■ **What is asked**: Set down the whole listing verbatim.

+--

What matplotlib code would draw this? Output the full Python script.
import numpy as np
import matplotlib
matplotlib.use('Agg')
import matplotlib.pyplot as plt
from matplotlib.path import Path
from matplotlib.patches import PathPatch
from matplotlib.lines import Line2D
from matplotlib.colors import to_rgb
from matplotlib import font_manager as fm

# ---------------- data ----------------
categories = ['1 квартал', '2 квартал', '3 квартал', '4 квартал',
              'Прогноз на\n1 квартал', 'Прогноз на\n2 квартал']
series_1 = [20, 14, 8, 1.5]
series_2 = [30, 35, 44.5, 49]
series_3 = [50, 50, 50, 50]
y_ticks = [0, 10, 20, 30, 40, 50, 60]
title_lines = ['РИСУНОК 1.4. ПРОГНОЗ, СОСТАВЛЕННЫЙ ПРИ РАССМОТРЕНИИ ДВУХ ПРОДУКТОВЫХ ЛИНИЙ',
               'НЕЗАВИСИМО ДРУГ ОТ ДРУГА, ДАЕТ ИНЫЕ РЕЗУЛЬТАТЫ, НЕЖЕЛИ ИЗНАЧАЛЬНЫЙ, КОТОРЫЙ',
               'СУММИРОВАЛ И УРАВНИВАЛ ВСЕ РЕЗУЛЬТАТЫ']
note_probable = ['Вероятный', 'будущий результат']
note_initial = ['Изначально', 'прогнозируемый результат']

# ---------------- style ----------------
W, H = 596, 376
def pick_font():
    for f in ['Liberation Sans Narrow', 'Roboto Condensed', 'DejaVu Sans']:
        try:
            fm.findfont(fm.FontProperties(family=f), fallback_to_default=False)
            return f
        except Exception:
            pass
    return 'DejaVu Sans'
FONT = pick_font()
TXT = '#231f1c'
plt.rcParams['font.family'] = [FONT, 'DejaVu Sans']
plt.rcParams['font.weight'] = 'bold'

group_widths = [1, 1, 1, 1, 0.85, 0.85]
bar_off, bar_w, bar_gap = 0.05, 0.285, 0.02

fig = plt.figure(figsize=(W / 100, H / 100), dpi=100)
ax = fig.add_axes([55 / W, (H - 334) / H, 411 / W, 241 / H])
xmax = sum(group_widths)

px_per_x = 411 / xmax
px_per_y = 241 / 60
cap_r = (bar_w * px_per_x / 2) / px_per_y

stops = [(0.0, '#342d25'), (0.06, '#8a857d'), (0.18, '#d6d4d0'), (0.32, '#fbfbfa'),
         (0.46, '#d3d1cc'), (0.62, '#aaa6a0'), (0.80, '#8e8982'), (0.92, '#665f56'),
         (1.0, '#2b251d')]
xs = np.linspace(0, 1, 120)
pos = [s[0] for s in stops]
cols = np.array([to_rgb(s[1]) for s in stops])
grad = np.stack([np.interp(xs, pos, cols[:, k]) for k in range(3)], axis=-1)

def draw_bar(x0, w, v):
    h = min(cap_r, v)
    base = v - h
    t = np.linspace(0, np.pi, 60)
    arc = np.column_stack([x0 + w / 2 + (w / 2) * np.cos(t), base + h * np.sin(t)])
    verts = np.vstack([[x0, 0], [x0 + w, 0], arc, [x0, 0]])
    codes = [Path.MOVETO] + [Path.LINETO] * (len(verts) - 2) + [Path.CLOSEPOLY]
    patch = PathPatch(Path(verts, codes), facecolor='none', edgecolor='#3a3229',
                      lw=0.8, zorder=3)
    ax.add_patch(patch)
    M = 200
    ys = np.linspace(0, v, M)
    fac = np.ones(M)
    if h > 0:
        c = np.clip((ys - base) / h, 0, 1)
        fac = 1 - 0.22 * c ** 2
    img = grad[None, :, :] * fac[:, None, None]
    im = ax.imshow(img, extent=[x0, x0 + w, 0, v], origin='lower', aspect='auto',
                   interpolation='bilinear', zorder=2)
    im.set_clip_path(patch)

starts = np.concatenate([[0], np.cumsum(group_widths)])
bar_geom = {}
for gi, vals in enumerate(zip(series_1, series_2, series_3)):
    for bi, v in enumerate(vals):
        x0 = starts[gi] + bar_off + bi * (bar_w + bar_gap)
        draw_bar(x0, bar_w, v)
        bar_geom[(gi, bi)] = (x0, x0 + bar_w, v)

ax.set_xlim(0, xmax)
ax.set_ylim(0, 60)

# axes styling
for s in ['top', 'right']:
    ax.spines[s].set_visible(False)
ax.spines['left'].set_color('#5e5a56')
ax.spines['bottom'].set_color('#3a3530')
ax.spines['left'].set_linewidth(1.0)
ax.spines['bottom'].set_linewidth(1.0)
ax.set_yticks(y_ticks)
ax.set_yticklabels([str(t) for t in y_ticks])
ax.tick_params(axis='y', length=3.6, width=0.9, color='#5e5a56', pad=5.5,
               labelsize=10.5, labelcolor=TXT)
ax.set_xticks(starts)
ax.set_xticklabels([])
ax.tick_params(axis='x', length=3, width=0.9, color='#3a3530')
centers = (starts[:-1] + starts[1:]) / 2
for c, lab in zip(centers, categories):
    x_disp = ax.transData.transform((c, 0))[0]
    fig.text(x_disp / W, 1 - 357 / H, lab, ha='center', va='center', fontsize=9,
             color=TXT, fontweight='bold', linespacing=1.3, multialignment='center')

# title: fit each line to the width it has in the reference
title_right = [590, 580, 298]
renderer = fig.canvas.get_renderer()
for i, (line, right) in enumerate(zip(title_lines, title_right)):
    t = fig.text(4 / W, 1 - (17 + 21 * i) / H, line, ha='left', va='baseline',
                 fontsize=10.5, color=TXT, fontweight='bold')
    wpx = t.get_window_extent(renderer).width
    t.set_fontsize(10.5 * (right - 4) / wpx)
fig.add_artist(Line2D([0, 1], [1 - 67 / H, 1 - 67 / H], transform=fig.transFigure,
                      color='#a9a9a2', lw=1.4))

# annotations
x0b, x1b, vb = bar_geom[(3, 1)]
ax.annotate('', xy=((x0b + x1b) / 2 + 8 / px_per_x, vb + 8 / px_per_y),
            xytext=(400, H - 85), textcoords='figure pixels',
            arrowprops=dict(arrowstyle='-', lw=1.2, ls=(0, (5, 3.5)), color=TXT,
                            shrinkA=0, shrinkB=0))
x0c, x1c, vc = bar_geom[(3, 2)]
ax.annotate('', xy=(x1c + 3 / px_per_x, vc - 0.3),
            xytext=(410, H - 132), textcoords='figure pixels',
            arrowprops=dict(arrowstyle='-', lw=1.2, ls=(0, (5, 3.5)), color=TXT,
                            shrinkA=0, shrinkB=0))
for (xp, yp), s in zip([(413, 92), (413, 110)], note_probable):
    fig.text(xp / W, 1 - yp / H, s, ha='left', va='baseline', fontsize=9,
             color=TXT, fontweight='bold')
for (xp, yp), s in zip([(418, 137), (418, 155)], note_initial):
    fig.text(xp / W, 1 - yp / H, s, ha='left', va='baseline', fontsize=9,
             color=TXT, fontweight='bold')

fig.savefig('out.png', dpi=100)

+--

■ **Expected answer**:
What matplotlib code would draw this? Output the full Python script.
import numpy as np
import matplotlib
matplotlib.use('Agg')
import matplotlib.pyplot as plt
from matplotlib.path import Path
from matplotlib.patches import PathPatch
from matplotlib.lines import Line2D
from matplotlib.colors import to_rgb
from matplotlib import font_manager as fm

# ---------------- data ----------------
categories = ['1 квартал', '2 квартал', '3 квартал', '4 квартал',
              'Прогноз на\n1 квартал', 'Прогноз на\n2 квартал']
series_1 = [20, 14, 8, 1.5]
series_2 = [30, 35, 44.5, 49]
series_3 = [50, 50, 50, 50]
y_ticks = [0, 10, 20, 30, 40, 50, 60]
title_lines = ['РИСУНОК 1.4. ПРОГНОЗ, СОСТАВЛЕННЫЙ ПРИ РАССМОТРЕНИИ ДВУХ ПРОДУКТОВЫХ ЛИНИЙ',
               'НЕЗАВИСИМО ДРУГ ОТ ДРУГА, ДАЕТ ИНЫЕ РЕЗУЛЬТАТЫ, НЕЖЕЛИ ИЗНАЧАЛЬНЫЙ, КОТОРЫЙ',
               'СУММИРОВАЛ И УРАВНИВАЛ ВСЕ РЕЗУЛЬТАТЫ']
note_probable = ['Вероятный', 'будущий результат']
note_initial = ['Изначально', 'прогнозируемый результат']

# ---------------- style ----------------
W, H = 596, 376
def pick_font():
    for f in ['Liberation Sans Narrow', 'Roboto Condensed', 'DejaVu Sans']:
        try:
            fm.findfont(fm.FontProperties(family=f), fallback_to_default=False)
            return f
        except Exception:
            pass
    return 'DejaVu Sans'
FONT = pick_font()
TXT = '#231f1c'
plt.rcParams['font.family'] = [FONT, 'DejaVu Sans']
plt.rcParams['font.weight'] = 'bold'

group_widths = [1, 1, 1, 1, 0.85, 0.85]
bar_off, bar_w, bar_gap = 0.05, 0.285, 0.02

fig = plt.figure(figsize=(W / 100, H / 100), dpi=100)
ax = fig.add_axes([55 / W, (H - 334) / H, 411 / W, 241 / H])
xmax = sum(group_widths)

px_per_x = 411 / xmax
px_per_y = 241 / 60
cap_r = (bar_w * px_per_x / 2) / px_per_y

stops = [(0.0, '#342d25'), (0.06, '#8a857d'), (0.18, '#d6d4d0'), (0.32, '#fbfbfa'),
         (0.46, '#d3d1cc'), (0.62, '#aaa6a0'), (0.80, '#8e8982'), (0.92, '#665f56'),
         (1.0, '#2b251d')]
xs = np.linspace(0, 1, 120)
pos = [s[0] for s in stops]
cols = np.array([to_rgb(s[1]) for s in stops])
grad = np.stack([np.interp(xs, pos, cols[:, k]) for k in range(3)], axis=-1)

def draw_bar(x0, w, v):
    h = min(cap_r, v)
    base = v - h
    t = np.linspace(0, np.pi, 60)
    arc = np.column_stack([x0 + w / 2 + (w / 2) * np.cos(t), base + h * np.sin(t)])
    verts = np.vstack([[x0, 0], [x0 + w, 0], arc, [x0, 0]])
    codes = [Path.MOVETO] + [Path.LINETO] * (len(verts) - 2) + [Path.CLOSEPOLY]
    patch = PathPatch(Path(verts, codes), facecolor='none', edgecolor='#3a3229',
                      lw=0.8, zorder=3)
    ax.add_patch(patch)
    M = 200
    ys = np.linspace(0, v, M)
    fac = np.ones(M)
    if h > 0:
        c = np.clip((ys - base) / h, 0, 1)
        fac = 1 - 0.22 * c ** 2
    img = grad[None, :, :] * fac[:, None, None]
    im = ax.imshow(img, extent=[x0, x0 + w, 0, v], origin='lower', aspect='auto',
                   interpolation='bilinear', zorder=2)
    im.set_clip_path(patch)

starts = np.concatenate([[0], np.cumsum(group_widths)])
bar_geom = {}
for gi, vals in enumerate(zip(series_1, series_2, series_3)):
    for bi, v in enumerate(vals):
        x0 = starts[gi] + bar_off + bi * (bar_w + bar_gap)
        draw_bar(x0, bar_w, v)
        bar_geom[(gi, bi)] = (x0, x0 + bar_w, v)

ax.set_xlim(0, xmax)
ax.set_ylim(0, 60)

# axes styling
for s in ['top', 'right']:
    ax.spines[s].set_visible(False)
ax.spines['left'].set_color('#5e5a56')
ax.spines['bottom'].set_color('#3a3530')
ax.spines['left'].set_linewidth(1.0)
ax.spines['bottom'].set_linewidth(1.0)
ax.set_yticks(y_ticks)
ax.set_yticklabels([str(t) for t in y_ticks])
ax.tick_params(axis='y', length=3.6, width=0.9, color='#5e5a56', pad=5.5,
               labelsize=10.5, labelcolor=TXT)
ax.set_xticks(starts)
ax.set_xticklabels([])
ax.tick_params(axis='x', length=3, width=0.9, color='#3a3530')
centers = (starts[:-1] + starts[1:]) / 2
for c, lab in zip(centers, categories):
    x_disp = ax.transData.transform((c, 0))[0]
    fig.text(x_disp / W, 1 - 357 / H, lab, ha='center', va='center', fontsize=9,
             color=TXT, fontweight='bold', linespacing=1.3, multialignment='center')

# title: fit each line to the width it has in the reference
title_right = [590, 580, 298]
renderer = fig.canvas.get_renderer()
for i, (line, right) in enumerate(zip(title_lines, title_right)):
    t = fig.text(4 / W, 1 - (17 + 21 * i) / H, line, ha='left', va='baseline',
                 fontsize=10.5, color=TXT, fontweight='bold')
    wpx = t.get_window_extent(renderer).width
    t.set_fontsize(10.5 * (right - 4) / wpx)
fig.add_artist(Line2D([0, 1], [1 - 67 / H, 1 - 67 / H], transform=fig.transFigure,
                      color='#a9a9a2', lw=1.4))

# annotations
x0b, x1b, vb = bar_geom[(3, 1)]
ax.annotate('', xy=((x0b + x1b) / 2 + 8 / px_per_x, vb + 8 / px_per_y),
            xytext=(400, H - 85), textcoords='figure pixels',
            arrowprops=dict(arrowstyle='-', lw=1.2, ls=(0, (5, 3.5)), color=TXT,
                            shrinkA=0, shrinkB=0))
x0c, x1c, vc = bar_geom[(3, 2)]
ax.annotate('', xy=(x1c + 3 / px_per_x, vc - 0.3),
            xytext=(410, H - 132), textcoords='figure pixels',
            arrowprops=dict(arrowstyle='-', lw=1.2, ls=(0, (5, 3.5)), color=TXT,
                            shrinkA=0, shrinkB=0))
for (xp, yp), s in zip([(413, 92), (413, 110)], note_probable):
    fig.text(xp / W, 1 - yp / H, s, ha='left', va='baseline', fontsize=9,
             color=TXT, fontweight='bold')
for (xp, yp), s in zip([(418, 137), (418, 155)], note_initial):
    fig.text(xp / W, 1 - yp / H, s, ha='left', va='baseline', fontsize=9,
             color=TXT, fontweight='bold')

fig.savefig('out.png', dpi=100)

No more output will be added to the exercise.